**Instruction:**
Beginning with the first line, set down every line through the one containing "const rMax = 5;", exactly as it appears, but not the pictures.
--- START Source data ---
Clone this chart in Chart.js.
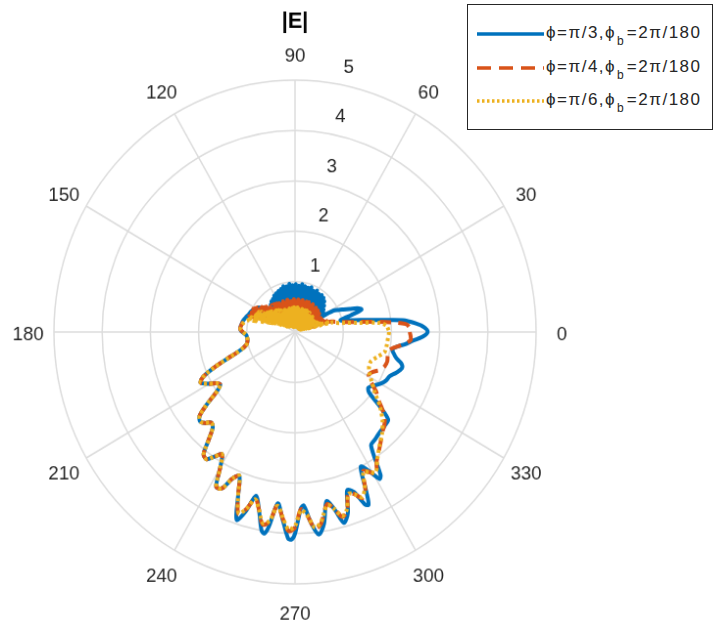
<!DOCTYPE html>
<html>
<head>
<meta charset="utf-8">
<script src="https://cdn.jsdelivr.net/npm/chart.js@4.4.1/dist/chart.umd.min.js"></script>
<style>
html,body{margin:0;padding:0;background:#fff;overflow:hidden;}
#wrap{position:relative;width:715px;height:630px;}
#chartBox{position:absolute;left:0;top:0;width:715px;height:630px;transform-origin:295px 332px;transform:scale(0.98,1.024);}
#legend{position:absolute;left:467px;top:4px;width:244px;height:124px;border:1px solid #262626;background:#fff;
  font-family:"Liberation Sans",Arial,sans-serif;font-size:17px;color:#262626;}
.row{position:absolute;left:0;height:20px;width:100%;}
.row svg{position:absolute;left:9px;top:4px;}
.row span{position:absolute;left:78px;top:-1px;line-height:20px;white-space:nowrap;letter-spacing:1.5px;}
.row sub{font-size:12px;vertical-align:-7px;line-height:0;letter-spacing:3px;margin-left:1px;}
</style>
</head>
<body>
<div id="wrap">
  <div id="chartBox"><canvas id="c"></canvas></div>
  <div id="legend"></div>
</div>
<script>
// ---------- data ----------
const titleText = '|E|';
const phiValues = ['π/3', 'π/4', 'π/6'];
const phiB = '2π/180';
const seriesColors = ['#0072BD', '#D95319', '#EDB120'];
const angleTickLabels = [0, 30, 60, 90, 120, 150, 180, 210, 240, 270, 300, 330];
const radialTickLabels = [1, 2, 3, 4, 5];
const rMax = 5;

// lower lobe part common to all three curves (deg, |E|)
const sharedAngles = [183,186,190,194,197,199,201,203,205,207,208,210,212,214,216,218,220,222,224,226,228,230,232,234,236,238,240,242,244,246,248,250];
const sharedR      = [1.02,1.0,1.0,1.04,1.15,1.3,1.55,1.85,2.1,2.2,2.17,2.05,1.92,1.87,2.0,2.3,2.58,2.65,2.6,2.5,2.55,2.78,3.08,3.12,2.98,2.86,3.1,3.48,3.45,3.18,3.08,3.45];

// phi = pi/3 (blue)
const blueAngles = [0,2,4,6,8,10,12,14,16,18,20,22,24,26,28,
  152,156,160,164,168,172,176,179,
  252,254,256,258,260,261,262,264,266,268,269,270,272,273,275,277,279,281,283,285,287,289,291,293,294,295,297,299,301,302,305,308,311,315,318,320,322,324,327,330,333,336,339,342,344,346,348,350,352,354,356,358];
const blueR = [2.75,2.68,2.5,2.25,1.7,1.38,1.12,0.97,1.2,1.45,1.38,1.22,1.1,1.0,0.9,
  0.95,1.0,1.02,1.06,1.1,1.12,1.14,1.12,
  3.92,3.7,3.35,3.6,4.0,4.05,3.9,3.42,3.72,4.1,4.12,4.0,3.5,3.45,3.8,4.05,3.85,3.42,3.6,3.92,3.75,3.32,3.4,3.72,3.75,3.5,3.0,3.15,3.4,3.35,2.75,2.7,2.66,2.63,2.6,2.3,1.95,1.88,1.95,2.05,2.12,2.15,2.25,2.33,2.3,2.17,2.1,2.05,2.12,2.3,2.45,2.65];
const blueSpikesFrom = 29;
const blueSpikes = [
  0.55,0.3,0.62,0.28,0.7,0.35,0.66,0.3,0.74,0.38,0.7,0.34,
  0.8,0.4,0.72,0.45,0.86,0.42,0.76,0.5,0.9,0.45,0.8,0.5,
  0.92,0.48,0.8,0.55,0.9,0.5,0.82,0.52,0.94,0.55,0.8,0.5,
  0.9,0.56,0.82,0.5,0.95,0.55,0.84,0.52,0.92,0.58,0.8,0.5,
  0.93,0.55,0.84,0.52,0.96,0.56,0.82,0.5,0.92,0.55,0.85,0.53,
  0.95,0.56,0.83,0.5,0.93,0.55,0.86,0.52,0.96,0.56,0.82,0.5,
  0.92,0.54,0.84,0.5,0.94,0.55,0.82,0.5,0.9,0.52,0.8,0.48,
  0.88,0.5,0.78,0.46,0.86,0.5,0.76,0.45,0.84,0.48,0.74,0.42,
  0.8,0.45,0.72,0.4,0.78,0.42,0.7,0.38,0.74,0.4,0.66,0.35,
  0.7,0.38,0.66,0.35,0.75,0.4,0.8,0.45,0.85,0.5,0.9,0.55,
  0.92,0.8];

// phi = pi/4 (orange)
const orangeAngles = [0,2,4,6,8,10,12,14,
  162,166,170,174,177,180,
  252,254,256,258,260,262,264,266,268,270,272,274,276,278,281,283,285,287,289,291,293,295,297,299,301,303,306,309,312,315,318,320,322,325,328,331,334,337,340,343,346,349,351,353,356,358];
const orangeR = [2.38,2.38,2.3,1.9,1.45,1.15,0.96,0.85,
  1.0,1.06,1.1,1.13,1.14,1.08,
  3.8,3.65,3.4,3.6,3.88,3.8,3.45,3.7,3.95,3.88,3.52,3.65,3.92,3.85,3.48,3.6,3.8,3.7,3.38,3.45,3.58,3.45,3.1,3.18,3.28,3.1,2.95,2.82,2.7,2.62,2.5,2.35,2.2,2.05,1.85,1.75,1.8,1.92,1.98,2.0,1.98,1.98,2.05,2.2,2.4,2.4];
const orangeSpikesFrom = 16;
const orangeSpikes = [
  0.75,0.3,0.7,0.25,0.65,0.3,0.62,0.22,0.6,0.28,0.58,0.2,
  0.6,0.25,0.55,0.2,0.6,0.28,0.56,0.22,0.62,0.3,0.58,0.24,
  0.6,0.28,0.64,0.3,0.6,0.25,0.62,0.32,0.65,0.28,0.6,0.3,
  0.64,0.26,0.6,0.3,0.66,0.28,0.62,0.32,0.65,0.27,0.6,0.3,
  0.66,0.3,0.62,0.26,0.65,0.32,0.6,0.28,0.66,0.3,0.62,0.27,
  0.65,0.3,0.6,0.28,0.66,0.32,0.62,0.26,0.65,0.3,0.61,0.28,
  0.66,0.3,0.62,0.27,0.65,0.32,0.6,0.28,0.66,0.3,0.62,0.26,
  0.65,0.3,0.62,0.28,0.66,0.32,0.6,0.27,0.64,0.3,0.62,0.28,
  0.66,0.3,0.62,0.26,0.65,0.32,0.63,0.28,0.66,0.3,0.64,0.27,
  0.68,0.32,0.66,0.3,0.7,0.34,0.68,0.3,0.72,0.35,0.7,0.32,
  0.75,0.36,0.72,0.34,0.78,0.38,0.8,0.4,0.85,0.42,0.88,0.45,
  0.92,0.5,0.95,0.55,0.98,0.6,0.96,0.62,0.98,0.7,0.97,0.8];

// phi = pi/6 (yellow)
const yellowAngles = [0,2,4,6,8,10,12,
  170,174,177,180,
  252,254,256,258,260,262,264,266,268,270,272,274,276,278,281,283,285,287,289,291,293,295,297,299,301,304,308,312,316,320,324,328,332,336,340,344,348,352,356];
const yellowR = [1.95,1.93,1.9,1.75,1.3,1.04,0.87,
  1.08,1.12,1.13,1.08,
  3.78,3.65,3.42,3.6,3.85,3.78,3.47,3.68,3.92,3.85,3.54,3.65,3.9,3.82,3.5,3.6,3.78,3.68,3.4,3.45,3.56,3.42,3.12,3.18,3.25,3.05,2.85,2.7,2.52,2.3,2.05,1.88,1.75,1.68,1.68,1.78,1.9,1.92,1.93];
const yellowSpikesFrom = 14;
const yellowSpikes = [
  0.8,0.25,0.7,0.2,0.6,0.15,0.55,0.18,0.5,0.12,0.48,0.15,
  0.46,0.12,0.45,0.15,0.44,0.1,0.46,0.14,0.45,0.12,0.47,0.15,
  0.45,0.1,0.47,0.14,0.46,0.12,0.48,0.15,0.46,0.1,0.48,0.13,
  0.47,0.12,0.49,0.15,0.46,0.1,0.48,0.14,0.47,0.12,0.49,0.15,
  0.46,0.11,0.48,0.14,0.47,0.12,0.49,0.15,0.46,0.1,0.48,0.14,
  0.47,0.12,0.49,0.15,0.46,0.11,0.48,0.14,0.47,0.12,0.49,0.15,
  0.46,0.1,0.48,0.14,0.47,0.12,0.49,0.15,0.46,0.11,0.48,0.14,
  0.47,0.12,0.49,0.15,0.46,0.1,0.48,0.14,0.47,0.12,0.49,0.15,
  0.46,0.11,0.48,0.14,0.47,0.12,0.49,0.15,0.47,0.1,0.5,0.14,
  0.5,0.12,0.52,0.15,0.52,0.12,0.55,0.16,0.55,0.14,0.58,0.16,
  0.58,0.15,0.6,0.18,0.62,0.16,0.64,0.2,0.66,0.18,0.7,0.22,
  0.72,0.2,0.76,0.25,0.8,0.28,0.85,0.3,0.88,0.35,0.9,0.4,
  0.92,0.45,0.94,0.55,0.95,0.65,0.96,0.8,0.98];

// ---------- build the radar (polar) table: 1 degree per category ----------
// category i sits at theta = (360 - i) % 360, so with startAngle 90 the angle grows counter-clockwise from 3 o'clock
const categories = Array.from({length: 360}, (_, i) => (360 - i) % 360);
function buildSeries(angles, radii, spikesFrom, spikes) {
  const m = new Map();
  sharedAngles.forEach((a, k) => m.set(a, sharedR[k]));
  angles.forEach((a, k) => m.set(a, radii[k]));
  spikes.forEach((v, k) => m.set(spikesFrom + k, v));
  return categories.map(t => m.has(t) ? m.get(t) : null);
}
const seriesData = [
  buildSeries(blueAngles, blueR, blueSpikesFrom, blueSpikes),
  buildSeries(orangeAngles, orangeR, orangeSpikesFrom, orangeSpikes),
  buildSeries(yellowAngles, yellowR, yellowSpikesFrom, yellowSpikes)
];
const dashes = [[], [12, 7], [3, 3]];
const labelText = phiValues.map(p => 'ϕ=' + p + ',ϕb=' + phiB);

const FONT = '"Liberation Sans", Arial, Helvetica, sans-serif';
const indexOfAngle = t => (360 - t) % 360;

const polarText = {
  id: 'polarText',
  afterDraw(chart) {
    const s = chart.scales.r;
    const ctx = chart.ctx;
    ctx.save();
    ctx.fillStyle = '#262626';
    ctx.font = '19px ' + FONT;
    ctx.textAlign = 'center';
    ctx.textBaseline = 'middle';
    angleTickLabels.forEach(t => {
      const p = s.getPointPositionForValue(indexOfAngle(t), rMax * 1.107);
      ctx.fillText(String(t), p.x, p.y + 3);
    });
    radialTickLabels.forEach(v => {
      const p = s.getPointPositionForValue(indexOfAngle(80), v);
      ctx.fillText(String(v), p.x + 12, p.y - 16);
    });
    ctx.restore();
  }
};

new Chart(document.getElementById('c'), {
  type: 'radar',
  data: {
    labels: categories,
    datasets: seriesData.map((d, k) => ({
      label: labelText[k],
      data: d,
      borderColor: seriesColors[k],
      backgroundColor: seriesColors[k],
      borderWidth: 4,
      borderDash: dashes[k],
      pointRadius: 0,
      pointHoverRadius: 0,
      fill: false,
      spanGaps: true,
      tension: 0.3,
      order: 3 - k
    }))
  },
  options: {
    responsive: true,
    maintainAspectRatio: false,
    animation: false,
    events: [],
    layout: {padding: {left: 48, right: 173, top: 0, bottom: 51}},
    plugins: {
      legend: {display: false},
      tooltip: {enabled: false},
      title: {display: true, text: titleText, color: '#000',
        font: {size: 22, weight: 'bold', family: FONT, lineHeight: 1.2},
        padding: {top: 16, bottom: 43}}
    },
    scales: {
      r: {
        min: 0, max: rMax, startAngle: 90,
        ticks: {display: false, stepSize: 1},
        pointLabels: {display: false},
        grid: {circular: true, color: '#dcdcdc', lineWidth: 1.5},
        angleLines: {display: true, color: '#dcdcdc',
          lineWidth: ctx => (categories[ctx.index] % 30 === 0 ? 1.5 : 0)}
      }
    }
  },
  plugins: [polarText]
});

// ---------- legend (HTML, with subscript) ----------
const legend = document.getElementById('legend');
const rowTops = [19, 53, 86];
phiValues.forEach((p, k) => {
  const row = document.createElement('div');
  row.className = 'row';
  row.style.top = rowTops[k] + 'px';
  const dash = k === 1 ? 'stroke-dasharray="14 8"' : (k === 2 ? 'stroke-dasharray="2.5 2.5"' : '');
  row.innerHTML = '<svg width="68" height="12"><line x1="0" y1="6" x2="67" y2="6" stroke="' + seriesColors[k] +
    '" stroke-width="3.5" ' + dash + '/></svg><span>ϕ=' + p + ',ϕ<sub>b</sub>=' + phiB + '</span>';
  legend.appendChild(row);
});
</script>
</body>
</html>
--- END Source data ---
**Finished exercise:**
Clone this chart in Chart.js.
<!DOCTYPE html>
<html>
<head>
<meta charset="utf-8">
<script src="https://cdn.jsdelivr.net/npm/chart.js@4.4.1/dist/chart.umd.min.js"></script>
<style>
html,body{margin:0;padding:0;background:#fff;overflow:hidden;}
#wrap{position:relative;width:715px;height:630px;}
#chartBox{position:absolute;left:0;top:0;width:715px;height:630px;transform-origin:295px 332px;transform:scale(0.98,1.024);}
#legend{position:absolute;left:467px;top:4px;width:244px;height:124px;border:1px solid #262626;background:#fff;
  font-family:"Liberation Sans",Arial,sans-serif;font-size:17px;color:#262626;}
.row{position:absolute;left:0;height:20px;width:100%;}
.row svg{position:absolute;left:9px;top:4px;}
.row span{position:absolute;left:78px;top:-1px;line-height:20px;white-space:nowrap;letter-spacing:1.5px;}
.row sub{font-size:12px;vertical-align:-7px;line-height:0;letter-spacing:3px;margin-left:1px;}
</style>
</head>
<body>
<div id="wrap">
  <div id="chartBox"><canvas id="c"></canvas></div>
  <div id="legend"></div>
</div>
<script>
// ---------- data ----------
const titleText = '|E|';
const phiValues = ['π/3', 'π/4', 'π/6'];
const phiB = '2π/180';
const seriesColors = ['#0072BD', '#D95319', '#EDB120'];
const angleTickLabels = [0, 30, 60, 90, 120, 150, 180, 210, 240, 270, 300, 330];
const radialTickLabels = [1, 2, 3, 4, 5];
const rMax = 5;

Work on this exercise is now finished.